=== Exercise prompt ===
Give back, exactly as written, the lines from the beginning of the listing through the one that contains "const monthIdx = [2, 15, 33, 51, 58];".

=== Information shown ===

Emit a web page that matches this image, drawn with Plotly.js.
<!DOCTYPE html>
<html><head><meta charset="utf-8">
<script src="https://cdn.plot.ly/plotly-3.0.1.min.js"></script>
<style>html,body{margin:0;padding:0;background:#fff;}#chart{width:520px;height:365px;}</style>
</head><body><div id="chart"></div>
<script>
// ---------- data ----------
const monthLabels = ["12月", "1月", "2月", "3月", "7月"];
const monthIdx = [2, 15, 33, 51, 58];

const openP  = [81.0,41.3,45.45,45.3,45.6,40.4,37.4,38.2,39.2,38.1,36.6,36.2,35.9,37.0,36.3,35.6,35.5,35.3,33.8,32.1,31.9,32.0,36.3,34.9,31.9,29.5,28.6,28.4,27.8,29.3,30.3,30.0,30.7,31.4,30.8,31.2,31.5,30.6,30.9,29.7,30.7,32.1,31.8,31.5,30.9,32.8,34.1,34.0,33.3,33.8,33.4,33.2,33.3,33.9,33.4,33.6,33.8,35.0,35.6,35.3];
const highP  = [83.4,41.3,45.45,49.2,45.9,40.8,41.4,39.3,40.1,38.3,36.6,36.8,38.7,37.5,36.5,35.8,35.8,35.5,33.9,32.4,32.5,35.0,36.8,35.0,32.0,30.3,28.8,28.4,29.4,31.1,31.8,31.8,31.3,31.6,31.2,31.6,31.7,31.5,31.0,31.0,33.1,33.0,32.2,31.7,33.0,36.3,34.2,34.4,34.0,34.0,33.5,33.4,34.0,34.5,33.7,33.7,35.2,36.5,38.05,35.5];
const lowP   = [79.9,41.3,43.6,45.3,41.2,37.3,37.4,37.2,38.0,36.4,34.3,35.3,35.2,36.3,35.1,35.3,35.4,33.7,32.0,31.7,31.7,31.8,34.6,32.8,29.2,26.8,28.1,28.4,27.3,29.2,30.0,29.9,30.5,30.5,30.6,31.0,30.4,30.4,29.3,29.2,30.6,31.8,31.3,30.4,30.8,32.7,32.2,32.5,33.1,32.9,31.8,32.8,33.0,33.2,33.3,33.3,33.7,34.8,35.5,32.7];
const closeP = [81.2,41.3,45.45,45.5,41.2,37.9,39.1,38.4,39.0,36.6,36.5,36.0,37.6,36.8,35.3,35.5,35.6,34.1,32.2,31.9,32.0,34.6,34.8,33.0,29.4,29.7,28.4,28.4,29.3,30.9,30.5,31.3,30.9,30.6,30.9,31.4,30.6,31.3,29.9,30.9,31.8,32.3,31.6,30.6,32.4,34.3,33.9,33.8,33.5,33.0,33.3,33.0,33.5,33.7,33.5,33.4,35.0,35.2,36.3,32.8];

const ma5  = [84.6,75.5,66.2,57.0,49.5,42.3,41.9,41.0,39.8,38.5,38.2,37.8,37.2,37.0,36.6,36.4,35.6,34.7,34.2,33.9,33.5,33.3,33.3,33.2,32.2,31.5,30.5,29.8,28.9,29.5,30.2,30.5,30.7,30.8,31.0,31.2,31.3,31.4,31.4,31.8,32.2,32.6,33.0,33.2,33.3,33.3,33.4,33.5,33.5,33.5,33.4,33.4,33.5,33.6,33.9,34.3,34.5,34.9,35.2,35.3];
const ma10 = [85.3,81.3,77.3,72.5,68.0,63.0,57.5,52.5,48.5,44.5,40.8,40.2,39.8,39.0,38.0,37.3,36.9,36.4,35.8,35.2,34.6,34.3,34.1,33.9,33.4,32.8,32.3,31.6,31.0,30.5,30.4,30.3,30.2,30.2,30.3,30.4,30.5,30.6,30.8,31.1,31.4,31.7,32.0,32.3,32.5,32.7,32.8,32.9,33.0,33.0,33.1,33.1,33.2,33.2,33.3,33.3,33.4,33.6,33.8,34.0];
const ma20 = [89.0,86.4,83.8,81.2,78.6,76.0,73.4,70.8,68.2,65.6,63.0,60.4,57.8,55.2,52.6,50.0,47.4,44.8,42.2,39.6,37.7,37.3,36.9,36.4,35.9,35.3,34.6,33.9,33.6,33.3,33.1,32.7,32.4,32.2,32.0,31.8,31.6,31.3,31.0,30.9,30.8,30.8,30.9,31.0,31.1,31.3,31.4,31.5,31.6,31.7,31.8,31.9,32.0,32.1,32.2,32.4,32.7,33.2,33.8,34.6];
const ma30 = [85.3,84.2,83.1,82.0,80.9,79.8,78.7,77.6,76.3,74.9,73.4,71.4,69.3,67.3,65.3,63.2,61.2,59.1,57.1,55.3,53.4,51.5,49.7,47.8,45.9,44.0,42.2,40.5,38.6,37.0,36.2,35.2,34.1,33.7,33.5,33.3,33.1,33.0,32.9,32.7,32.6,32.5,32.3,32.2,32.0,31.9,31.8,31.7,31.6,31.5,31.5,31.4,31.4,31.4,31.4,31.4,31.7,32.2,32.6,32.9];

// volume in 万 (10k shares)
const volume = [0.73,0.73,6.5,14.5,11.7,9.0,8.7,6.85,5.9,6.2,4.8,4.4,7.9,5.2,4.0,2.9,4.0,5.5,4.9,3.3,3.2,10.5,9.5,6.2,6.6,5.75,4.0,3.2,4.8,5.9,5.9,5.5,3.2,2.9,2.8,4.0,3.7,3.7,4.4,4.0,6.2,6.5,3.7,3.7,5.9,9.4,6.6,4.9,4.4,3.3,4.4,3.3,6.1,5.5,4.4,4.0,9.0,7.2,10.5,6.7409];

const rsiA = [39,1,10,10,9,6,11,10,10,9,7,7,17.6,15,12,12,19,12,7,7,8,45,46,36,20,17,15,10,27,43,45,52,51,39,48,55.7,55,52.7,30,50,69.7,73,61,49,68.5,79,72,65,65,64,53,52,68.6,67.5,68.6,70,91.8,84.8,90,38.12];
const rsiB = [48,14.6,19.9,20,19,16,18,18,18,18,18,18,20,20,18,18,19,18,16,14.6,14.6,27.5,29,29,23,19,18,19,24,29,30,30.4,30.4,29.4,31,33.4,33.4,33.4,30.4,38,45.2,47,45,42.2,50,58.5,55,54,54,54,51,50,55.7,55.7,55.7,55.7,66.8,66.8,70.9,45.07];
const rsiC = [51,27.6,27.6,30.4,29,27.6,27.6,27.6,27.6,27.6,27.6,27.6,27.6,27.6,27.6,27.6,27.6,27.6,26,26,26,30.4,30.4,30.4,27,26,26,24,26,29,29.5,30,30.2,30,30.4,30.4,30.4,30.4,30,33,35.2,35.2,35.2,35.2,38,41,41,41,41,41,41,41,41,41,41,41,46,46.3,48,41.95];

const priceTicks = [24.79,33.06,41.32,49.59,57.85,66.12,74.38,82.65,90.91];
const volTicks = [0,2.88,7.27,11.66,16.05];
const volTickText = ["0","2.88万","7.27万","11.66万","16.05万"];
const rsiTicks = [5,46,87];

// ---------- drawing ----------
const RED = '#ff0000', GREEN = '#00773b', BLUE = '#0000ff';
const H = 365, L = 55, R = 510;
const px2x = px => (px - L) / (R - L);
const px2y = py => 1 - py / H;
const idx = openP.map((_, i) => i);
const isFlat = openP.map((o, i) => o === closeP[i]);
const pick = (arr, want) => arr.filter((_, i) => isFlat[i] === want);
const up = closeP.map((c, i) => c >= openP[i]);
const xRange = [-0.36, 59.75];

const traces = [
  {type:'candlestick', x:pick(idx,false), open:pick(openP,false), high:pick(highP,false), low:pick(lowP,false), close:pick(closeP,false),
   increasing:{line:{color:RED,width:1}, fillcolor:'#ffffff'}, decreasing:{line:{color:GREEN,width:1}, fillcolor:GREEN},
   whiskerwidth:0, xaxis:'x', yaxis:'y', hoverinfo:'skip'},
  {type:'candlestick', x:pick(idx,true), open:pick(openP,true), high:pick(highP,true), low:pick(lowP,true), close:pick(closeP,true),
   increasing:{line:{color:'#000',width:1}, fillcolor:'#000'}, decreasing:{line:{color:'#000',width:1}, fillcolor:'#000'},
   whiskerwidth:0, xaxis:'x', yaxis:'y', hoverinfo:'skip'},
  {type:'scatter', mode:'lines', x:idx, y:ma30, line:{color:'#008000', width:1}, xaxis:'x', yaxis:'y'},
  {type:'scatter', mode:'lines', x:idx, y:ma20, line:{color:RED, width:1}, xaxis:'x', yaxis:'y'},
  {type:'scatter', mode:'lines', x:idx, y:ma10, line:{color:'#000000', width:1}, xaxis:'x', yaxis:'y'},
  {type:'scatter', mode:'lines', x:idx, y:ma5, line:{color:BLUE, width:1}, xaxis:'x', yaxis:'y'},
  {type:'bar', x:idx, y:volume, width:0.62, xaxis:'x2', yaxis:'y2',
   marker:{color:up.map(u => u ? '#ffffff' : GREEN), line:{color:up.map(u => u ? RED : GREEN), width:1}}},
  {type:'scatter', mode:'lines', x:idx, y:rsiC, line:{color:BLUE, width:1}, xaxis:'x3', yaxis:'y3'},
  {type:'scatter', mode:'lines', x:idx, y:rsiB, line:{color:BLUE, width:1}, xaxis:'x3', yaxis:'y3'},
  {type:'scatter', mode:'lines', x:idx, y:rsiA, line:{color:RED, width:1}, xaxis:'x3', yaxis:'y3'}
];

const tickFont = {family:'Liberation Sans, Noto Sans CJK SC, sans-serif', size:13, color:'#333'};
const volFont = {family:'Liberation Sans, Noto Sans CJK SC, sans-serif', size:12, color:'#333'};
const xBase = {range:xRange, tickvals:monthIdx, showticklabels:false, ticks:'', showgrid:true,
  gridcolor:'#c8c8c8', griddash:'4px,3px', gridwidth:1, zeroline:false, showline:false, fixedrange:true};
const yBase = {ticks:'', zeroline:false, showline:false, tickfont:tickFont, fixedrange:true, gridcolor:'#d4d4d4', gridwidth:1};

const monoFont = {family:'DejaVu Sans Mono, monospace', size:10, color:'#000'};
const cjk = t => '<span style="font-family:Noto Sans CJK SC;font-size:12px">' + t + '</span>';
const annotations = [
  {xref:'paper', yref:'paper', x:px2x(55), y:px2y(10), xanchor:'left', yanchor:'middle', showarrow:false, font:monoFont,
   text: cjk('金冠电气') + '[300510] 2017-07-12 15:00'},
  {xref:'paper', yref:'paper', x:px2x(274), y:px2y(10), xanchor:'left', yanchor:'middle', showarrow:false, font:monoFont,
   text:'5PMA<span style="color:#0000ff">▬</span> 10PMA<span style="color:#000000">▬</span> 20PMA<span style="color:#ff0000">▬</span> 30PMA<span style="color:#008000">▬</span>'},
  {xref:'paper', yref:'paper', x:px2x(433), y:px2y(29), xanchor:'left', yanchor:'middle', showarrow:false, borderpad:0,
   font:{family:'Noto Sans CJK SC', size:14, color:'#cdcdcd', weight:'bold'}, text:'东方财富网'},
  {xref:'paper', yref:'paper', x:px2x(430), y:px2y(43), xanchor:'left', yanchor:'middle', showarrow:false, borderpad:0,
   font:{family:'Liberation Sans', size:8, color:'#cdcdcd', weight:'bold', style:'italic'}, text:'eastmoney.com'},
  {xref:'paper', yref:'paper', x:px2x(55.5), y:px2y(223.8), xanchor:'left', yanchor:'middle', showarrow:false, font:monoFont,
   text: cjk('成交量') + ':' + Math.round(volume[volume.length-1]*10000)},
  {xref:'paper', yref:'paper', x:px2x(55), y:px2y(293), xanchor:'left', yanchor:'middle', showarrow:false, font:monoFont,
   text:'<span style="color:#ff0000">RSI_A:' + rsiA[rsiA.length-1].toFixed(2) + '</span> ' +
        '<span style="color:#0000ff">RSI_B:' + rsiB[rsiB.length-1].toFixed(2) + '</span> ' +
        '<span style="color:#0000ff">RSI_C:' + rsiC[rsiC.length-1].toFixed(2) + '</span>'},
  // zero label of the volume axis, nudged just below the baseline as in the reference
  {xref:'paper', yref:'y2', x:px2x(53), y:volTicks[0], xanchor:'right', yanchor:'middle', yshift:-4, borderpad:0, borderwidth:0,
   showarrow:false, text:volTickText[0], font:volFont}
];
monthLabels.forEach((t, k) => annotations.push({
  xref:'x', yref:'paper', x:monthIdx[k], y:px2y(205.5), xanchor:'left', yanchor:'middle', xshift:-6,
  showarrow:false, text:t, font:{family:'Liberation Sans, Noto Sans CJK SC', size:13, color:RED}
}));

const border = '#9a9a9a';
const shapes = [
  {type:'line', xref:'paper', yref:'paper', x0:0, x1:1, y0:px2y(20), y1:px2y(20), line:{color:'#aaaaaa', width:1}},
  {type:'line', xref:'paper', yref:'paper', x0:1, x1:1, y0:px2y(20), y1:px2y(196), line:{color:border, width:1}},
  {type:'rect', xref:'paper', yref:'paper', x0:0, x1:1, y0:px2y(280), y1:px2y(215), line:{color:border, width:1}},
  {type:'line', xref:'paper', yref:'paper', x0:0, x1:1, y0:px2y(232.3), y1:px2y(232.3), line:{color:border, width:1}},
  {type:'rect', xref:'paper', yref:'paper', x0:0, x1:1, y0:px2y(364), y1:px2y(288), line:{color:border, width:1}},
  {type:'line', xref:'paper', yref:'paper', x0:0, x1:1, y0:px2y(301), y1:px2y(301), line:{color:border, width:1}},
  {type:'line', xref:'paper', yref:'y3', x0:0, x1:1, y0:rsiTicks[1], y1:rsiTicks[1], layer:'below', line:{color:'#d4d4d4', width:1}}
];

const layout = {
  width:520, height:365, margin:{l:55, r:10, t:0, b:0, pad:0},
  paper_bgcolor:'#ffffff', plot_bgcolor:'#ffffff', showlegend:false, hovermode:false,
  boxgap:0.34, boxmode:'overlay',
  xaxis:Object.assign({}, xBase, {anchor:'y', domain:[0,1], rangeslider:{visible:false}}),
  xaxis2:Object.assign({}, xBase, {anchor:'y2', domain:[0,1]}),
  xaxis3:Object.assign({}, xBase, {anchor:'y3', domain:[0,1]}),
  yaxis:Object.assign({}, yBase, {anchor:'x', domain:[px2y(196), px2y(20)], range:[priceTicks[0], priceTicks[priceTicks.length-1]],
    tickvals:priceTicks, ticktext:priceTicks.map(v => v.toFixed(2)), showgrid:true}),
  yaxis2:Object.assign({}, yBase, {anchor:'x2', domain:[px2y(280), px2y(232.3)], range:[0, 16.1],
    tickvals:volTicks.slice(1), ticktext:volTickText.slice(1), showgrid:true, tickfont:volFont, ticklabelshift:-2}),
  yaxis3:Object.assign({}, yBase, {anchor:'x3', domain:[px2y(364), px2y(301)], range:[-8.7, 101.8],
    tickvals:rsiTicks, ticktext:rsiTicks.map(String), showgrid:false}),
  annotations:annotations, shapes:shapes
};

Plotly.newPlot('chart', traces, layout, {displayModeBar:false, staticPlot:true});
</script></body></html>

=== Result ===
Emit a web page that matches this image, drawn with Plotly.js.
<!DOCTYPE html>
<html><head><meta charset="utf-8">
<script src="https://cdn.plot.ly/plotly-3.0.1.min.js"></script>
<style>html,body{margin:0;padding:0;background:#fff;}#chart{width:520px;height:365px;}</style>
</head><body><div id="chart"></div>
<script>
// ---------- data ----------
const monthLabels = ["12月", "1月", "2月", "3月", "7月"];
const monthIdx = [2, 15, 33, 51, 58];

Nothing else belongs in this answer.